Norah Jones Makes a Case For Subtlety on ‘Begin Again’
Norah Jones has always resided in the easy listening jazz camp, and from the onset of the new album “Begin Again,” she sounds to be taking new strides, and more liberties with her sound, which ends up, creating a record with plenty understated character that shows itself in rare moments of spark. It’s a lite jazz selection of songs that make a fair case for the value of subtlety, and an album that displays a realization of a very specific craft at its next level.

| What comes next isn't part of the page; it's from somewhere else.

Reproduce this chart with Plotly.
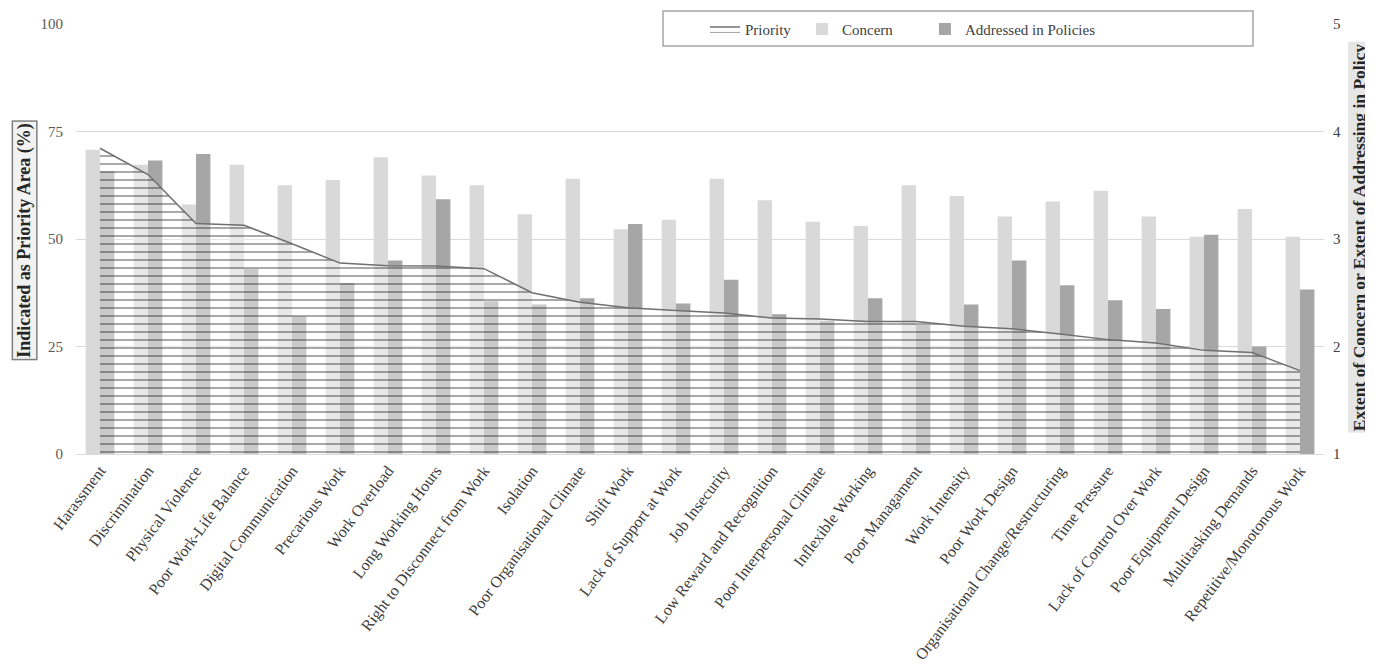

“My Heart Is Full” is a meditative, bluesy dirge that achieves much of its impact for its use of open space. It drags with such understatement that can be a bit frustrating, and somehow makes it all the more satisfying. Lyrically, it’s head-in-the clouds John Lennon-esque stuff, ending with repeated affirmations of “I can see.” Come “Begin Again,” Jones goes back full coffee house, which can be a bit of a let down, although it will equally prove a comforting return to form for steady fans. Her music is typically described as “jazz,” and folks in New Orleans couldn’t laugh harder at this. Take a musical style that was originally shocking in its unconventional freedom, strip it of virtually all its adventurous spirit, and you have Norah Jones. That isn’t to completely discount what she does, just to give a sense of her particular niche. She’s the Volvo of jazz, and she plays the part very well, as comes out particularly on “It Was You.” This is the type of music that would be highly suspicious if you’re not married with kids in the suburbs. Everything seems a bit too safe, carefully moderated, diluted to a point at which all the latent vibrance of the music is largely lost.

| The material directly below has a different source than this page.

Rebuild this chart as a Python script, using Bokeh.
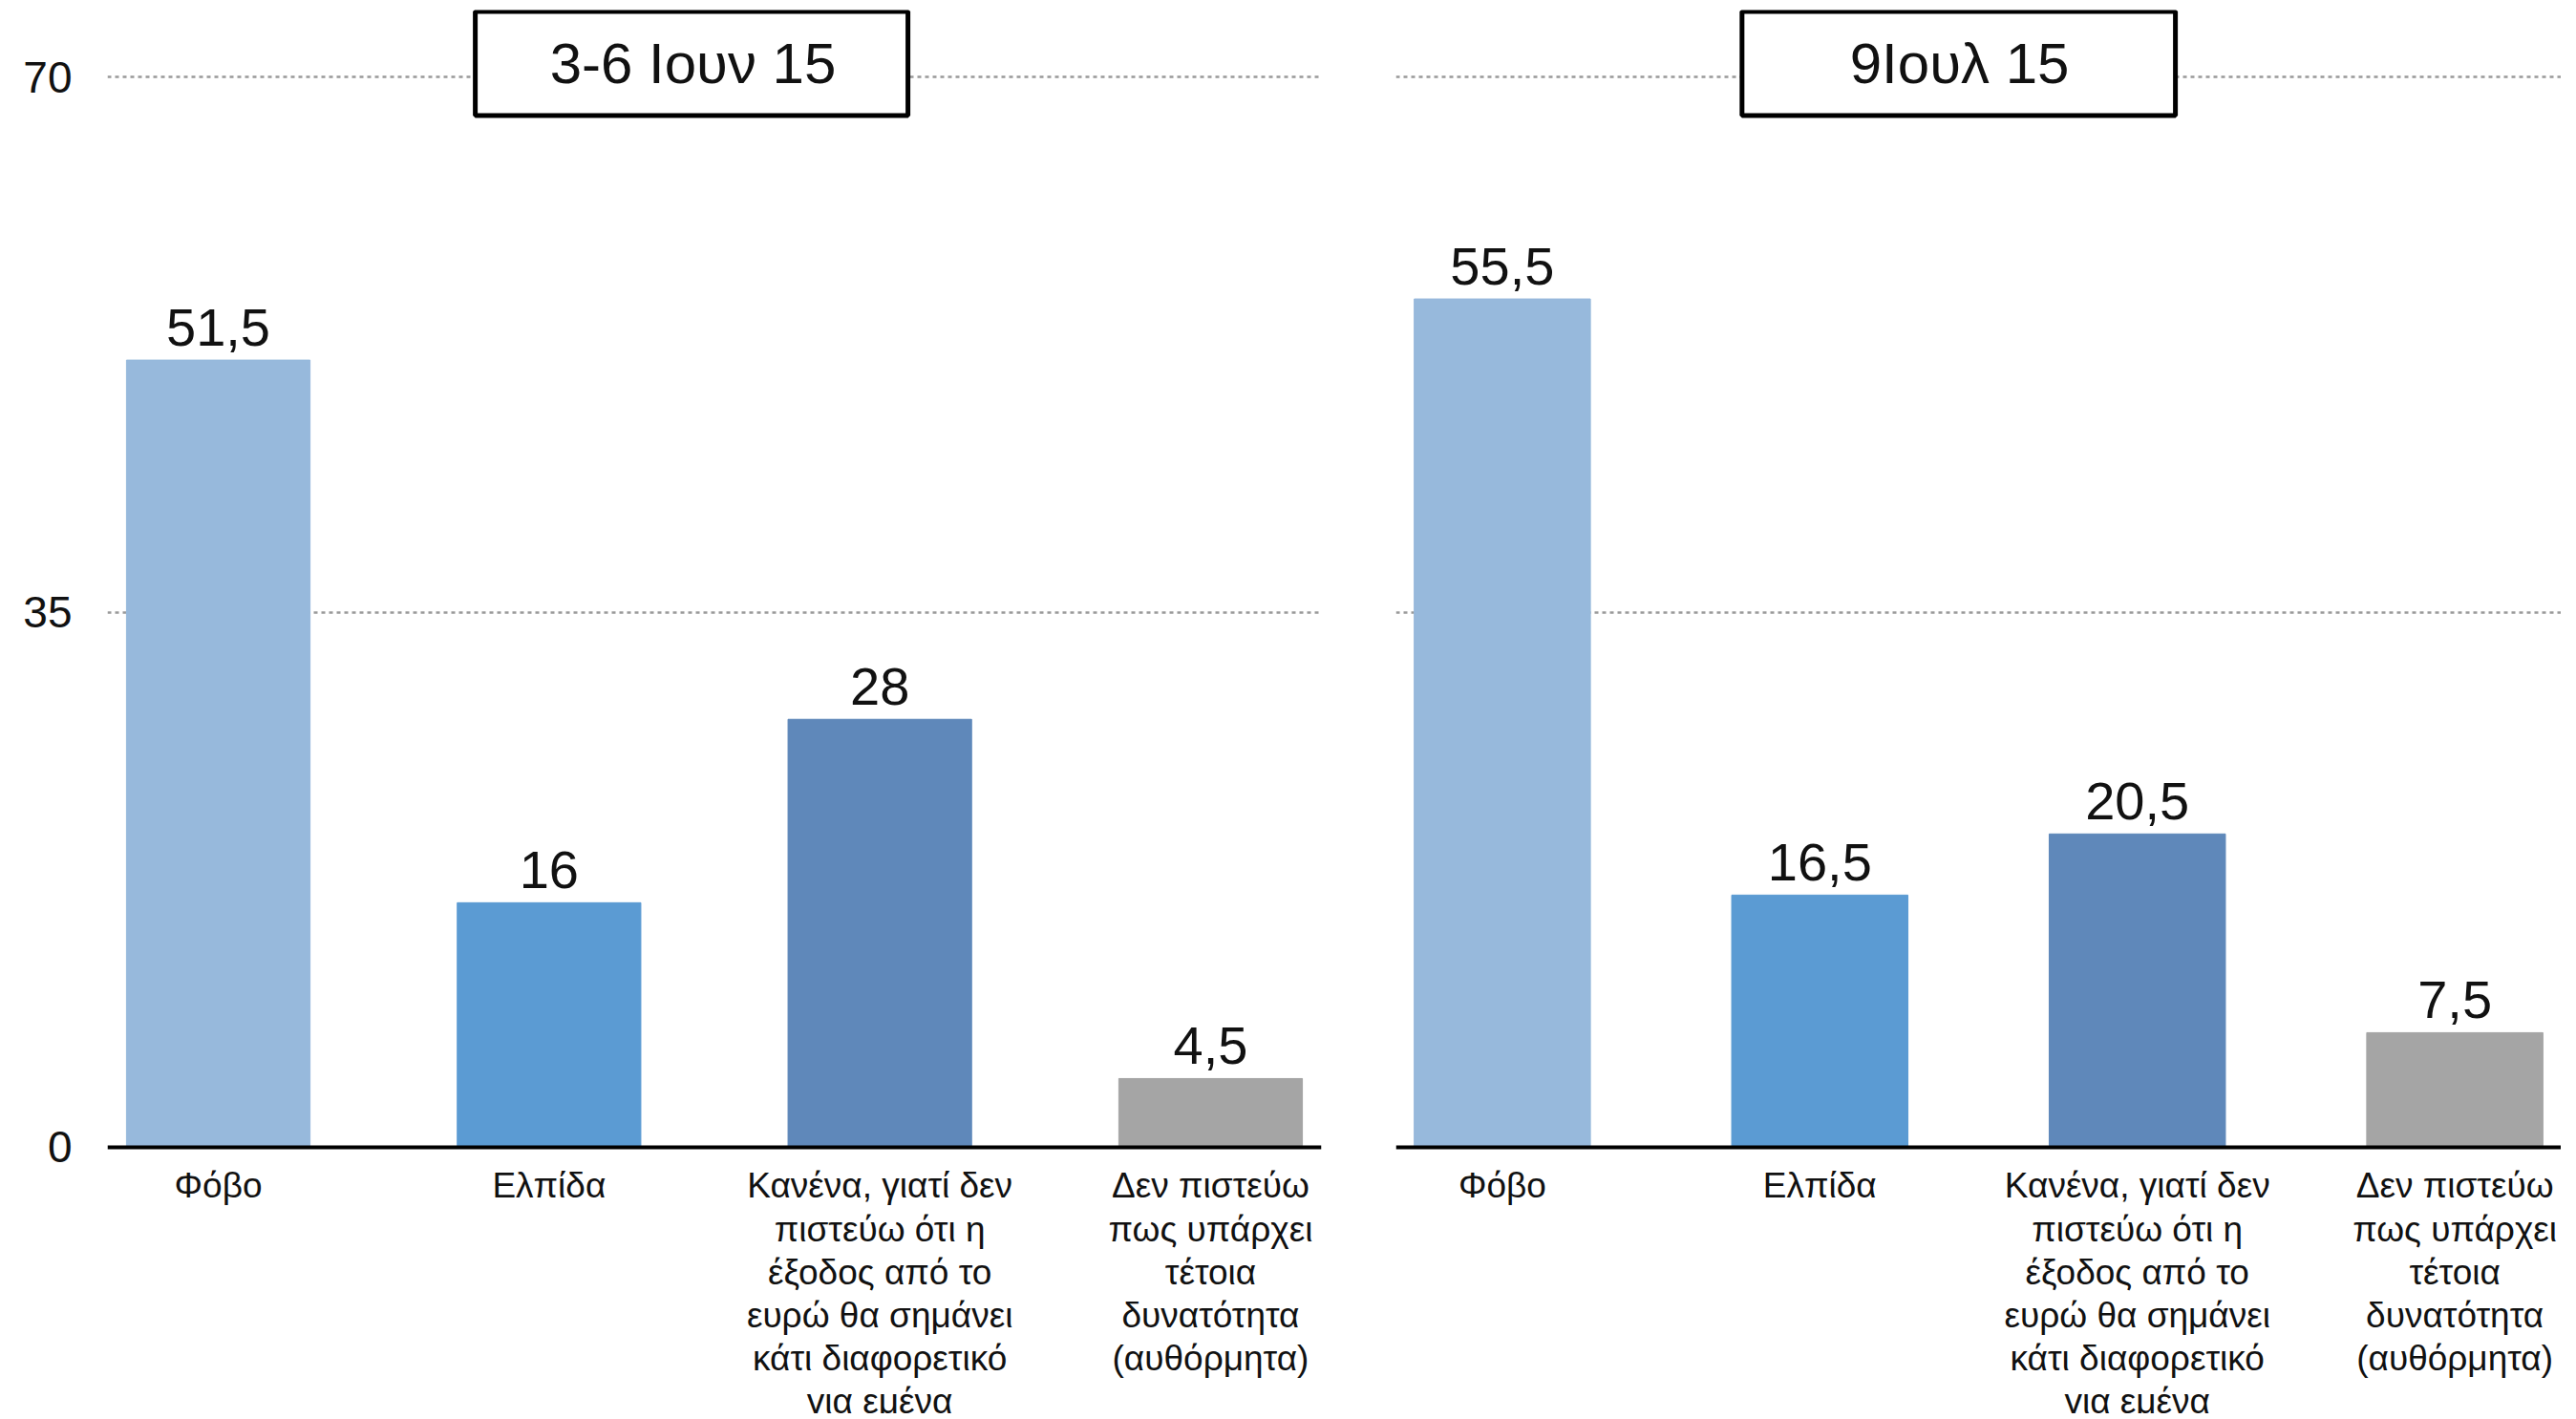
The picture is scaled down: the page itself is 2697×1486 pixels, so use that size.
from bokeh.plotting import figure
from bokeh.layouts import row
from bokeh.models import Range1d, FixedTicker, ColumnDataSource, BoxAnnotation, Label, Span
from bokeh.core.properties import value
from bokeh.embed import file_html
from bokeh.resources import INLINE

# ---- data ----
categories = [
    "Φόβο",
    "Ελπίδα",
    "Κανένα, γιατί δεν\nπιστεύω ότι η\nέξοδος από το\nευρώ θα σημάνει\nκάτι διαφορετικό\nγια εμένα",
    "Δεν πιστεύω\nπως υπάρχει\nτέτοια\nδυνατότητα\n(αυθόρμητα)",
]
june_values = [51.5, 16, 28, 4.5]
july_values = [55.5, 16.5, 20.5, 7.5]
colors = ["#97B9DC", "#5B9BD3", "#5F88BA", "#A5A5A5"]
panel_titles = ["3-6 Ιουν 15", "9Ιουλ 15"]
y_ticks = [0, 35, 70]

FONT_NAME = "Liberation Sans"
FONT = value(FONT_NAME)


def fmt(v):
    return ("%g" % v).replace(".", ",")


def make_panel(vals, title, width, left, right, show_y, box_lr, title_x):
    p = figure(width=width, height=1480, output_backend="svg", toolbar_location=None,
               x_range=Range1d(-0.335, 3.335), y_range=Range1d(-17.43, 74.4),
               min_border_left=left, min_border_right=right,
               min_border_top=10, min_border_bottom=0)
    p.outline_line_color = None
    p.background_fill_color = "white"
    p.border_fill_color = "white"
    xs = list(range(len(vals)))
    src = ColumnDataSource(dict(x=xs, top=vals, color=colors,
                                lab=[fmt(v) for v in vals],
                                cat=categories, base=[0] * len(vals)))
    p.vbar(x="x", top="top", bottom=0, width=0.555, color="color", source=src)
    p.text(x="x", y="top", text="lab", source=src, text_align="center",
           text_baseline="bottom", y_offset=-15, text_font=FONT,
           text_font_size="56px", text_color="#111111")
    # category labels under the baseline
    p.text(x="x", y="base", text="cat", source=src, text_align="center",
           text_baseline="top", y_offset=20, text_font=FONT,
           text_font_size="37px", text_color="#111111", text_line_height=1.1)

    # grid
    p.xgrid.grid_line_color = None
    p.ygrid.ticker = FixedTicker(ticks=[35, 70])
    p.ygrid.grid_line_color = "#999999"
    p.ygrid.grid_line_width = 2.5
    p.ygrid.grid_line_dash = "4 4"

    # baseline
    p.add_layout(Span(location=0, dimension="width", line_color="black", line_width=4))
    p.xaxis.visible = False

    ya = p.yaxis[0]
    ya.ticker = FixedTicker(ticks=y_ticks)
    ya.axis_line_color = None
    ya.major_tick_line_color = None
    ya.minor_tick_line_color = None
    ya.major_label_text_font = FONT_NAME
    ya.major_label_text_font_size = "46px"
    ya.major_label_text_color = "#111111"
    ya.major_label_standoff = 31
    if not show_y:
        ya.visible = False

    # title box
    box = BoxAnnotation(left=box_lr[0], right=box_lr[1], bottom=67.5, top=74.3,
                        fill_color="white", fill_alpha=1.0,
                        line_color="black", line_alpha=1.0, line_width=5)
    p.add_layout(box)
    p.add_layout(Label(x=title_x, y=70.9, text=title, text_align="center",
                       text_baseline="middle", text_font=FONT_NAME,
                       text_font_size="60px", text_color="#111111"))
    return p


p1 = make_panel(june_values, panel_titles[0], 1418, 112, 35, True, (0.777, 2.085), 1.435)
p2 = make_panel(july_values, panel_titles[1], 1263, 43, 0, False, (0.755, 2.12), 1.44)
p = row(p1, p2)

open("out.html", "w").write(file_html(p, INLINE))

“A Song With No Name” harks back to the sluggish, contemplative wandering of the opening number, but in a way more in tune with Jones’ typical aesthetic. It’s a hippie musing evoking the likes of TIm Buckley. In a way, Jones’ open embrace of everything lackluster somehow ends up suiting her quite well, as it makes her fleeting moments of spark really register, largely in part to the relative dullness of the backdrop. This comes out especially on “Uh Oh,” in which Jones’ inflections have a quirk that’s almost like an ultra lite version of Joanna Newsom. “Wintertime” gets a bit country, but ever so slightly, well fitting with Jones’ overall artistic behavior. One thing you can always count on is subtlety, and you get plenty here. This is a song designed for a thoughtful Sunday afternoon, almost like Morrissey’s “Everyday Is Like Sunday” translated into American English.

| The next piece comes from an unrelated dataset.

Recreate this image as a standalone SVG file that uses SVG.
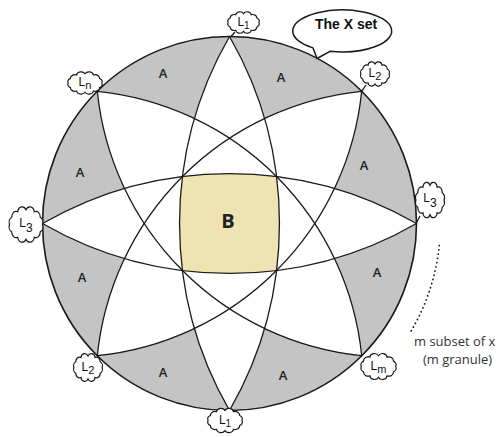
<svg xmlns="http://www.w3.org/2000/svg" width="501" height="437" viewBox="0 0 501 437">
<style>
.ln{fill:none;stroke:#1a1a1a;stroke-width:1.3;stroke-linejoin:round}
.lbl{font-family:"Open Sans","Liberation Sans",sans-serif;fill:#222;text-anchor:middle}
.a{font-size:13px;font-weight:600}
.cl{fill:#fff;stroke:#1a1a1a;stroke-width:1.2}
.ct{font-family:"Liberation Sans",Arial,sans-serif;font-size:12px;fill:#111;text-anchor:middle}
.note{font-family:"Open Sans","Liberation Sans",sans-serif;font-size:13px;fill:#333}
</style>
<defs>
<path id="vl" d="M229.5 36.5A375 375 0 0 1 229.5 410.5A375 375 0 0 1 229.5 36.5Z"/>
<path id="hl" d="M42.5 223.5A375 375 0 0 1 416.5 223.5A375 375 0 0 1 42.5 223.5Z"/>
<path id="d1" d="M97.3 91.3A296 296 0 0 1 361.7 355.7A296 296 0 0 1 97.3 91.3Z"/>
<path id="d2" d="M361.7 91.3A296 296 0 0 1 97.3 355.7A296 296 0 0 1 361.7 91.3Z"/>
<clipPath id="hclip"><use href="#hl"/></clipPath>
<path id="cloud" vector-effect="non-scaling-stroke" d="M15 0A4 4 0 0 1 12.99 5.25A4 4 0 0 1 7.5 9.09A4 4 0 0 1 0 10.5A4 4 0 0 1 -7.5 9.09A4 4 0 0 1 -12.99 5.25A4 4 0 0 1 -15 0A4 4 0 0 1 -12.99 -5.25A4 4 0 0 1 -7.5 -9.09A4 4 0 0 1 0 -10.5A4 4 0 0 1 7.5 -9.09A4 4 0 0 1 12.99 -5.25A4 4 0 0 1 15 0Z"/>
</defs>

<g id="disc"><circle cx="229.5" cy="223.5" r="187" fill="#c4c4c4"/></g>
<g id="lens-fill" fill="#fff"><use href="#vl"/><use href="#hl"/><use href="#d1"/><use href="#d2"/></g>
<g id="B-fill"><use href="#vl" fill="#efe3b2" clip-path="url(#hclip)"/></g>

<g id="connectors" class="ln">
<use href="#vl"/><use href="#hl"/><use href="#d1"/><use href="#d2"/>
<circle cx="229.5" cy="223.5" r="187" stroke-width="1.6"/>
<path d="M235 32L231 36.5M366 85L361.7 91.3M420 216L416.5 222.5"/>
<path d="M439.3 245.6A211 211 0 0 1 410.4 332.2" stroke-width="1.8" stroke-linecap="round" stroke-dasharray="0.1 4.2"/>
</g>

<g id="labels-A" class="lbl a">
<text x="163" y="78">A</text>
<text x="281" y="82">A</text>
<text x="364" y="170">A</text>
<text x="80" y="177">A</text>
<text x="82" y="282">A</text>
<text x="377" y="277">A</text>
<text x="163" y="377">A</text>
<text x="283" y="380">A</text>
</g>
<g id="label-B"><text class="lbl" x="228" y="228" font-size="20" font-weight="700" fill="#111">B</text></g>

<g id="L1-top" transform="translate(243.5,22.5)"><use href="#cloud" class="cl" transform="scale(1.03,0.85)"/><text class="ct" y="3">L<tspan font-size="10" dy="3">1</tspan></text></g>
<g id="L2-upper" transform="translate(375,74)"><use href="#cloud" class="cl" transform="scale(0.94,0.96)"/><text class="ct" y="3">L<tspan font-size="11" dy="3">2</tspan></text></g>
<g id="L3-right" transform="translate(430,200)"><use href="#cloud" class="cl" transform="scale(0.94,1.4)"/><text class="ct" y="2">L<tspan font-size="12" dy="5">3</tspan></text></g>
<g id="Lm" transform="translate(378.5,366.5)"><use href="#cloud" class="cl" transform="scale(1.15,1.03)"/><text class="ct" y="3">L<tspan font-size="11" dy="3">m</tspan></text></g>
<g id="L1-bottom" transform="translate(225,420.5)"><use href="#cloud" class="cl" transform="scale(1.13,0.96)"/><text class="ct" y="3">L<tspan font-size="10" dy="3">1</tspan></text></g>
<g id="L2-lower" transform="translate(88,367.5)"><use href="#cloud" class="cl" transform="scale(0.94,1.1)"/><text class="ct" y="3">L<tspan font-size="11" dy="3">2</tspan></text></g>
<g id="L3-left" transform="translate(26,224.5)"><use href="#cloud" class="cl" transform="scale(1.1,1.4)"/><text class="ct" y="2">L<tspan font-size="12" dy="5">3</tspan></text></g>
<g id="Ln" transform="translate(85,83)"><use href="#cloud" class="cl" transform="scale(1.12,0.88)"/><text class="ct" y="3">L<tspan font-size="11" dy="3">n</tspan></text></g>

<g id="bubble">
<path d="M330 51.3A49.5 21 0 1 0 313 47.9L317 58.5Z" fill="#fff" stroke="#1a1a1a" stroke-width="1.5" stroke-linejoin="round"/>
<text x="346" y="28.5" font-family="Liberation Sans, Arial, sans-serif" font-size="14" font-weight="700" fill="#111" text-anchor="middle">The X set</text>
</g>

<g id="note">
<text class="note" x="414" y="346">m subset of x</text>
<text class="note" x="423" y="364">(m granule)</text>
</g>
</svg>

“Just a Little Bit” comes as a refreshing spark, beginning with an introduction that’s actually “jazzy.” When Jones starts singing, she takes on such character with her fleeting intonations that it’s a real show. The beauty is in the details, and it shows that Norah Jones likely disowns the commercial framework precisely because she has no need for it, comfortable in her own trade to flow smoothly as is. And “Begin Again” is the perfect display of just that.
“Begin Again” is available April 19 on Apple Music.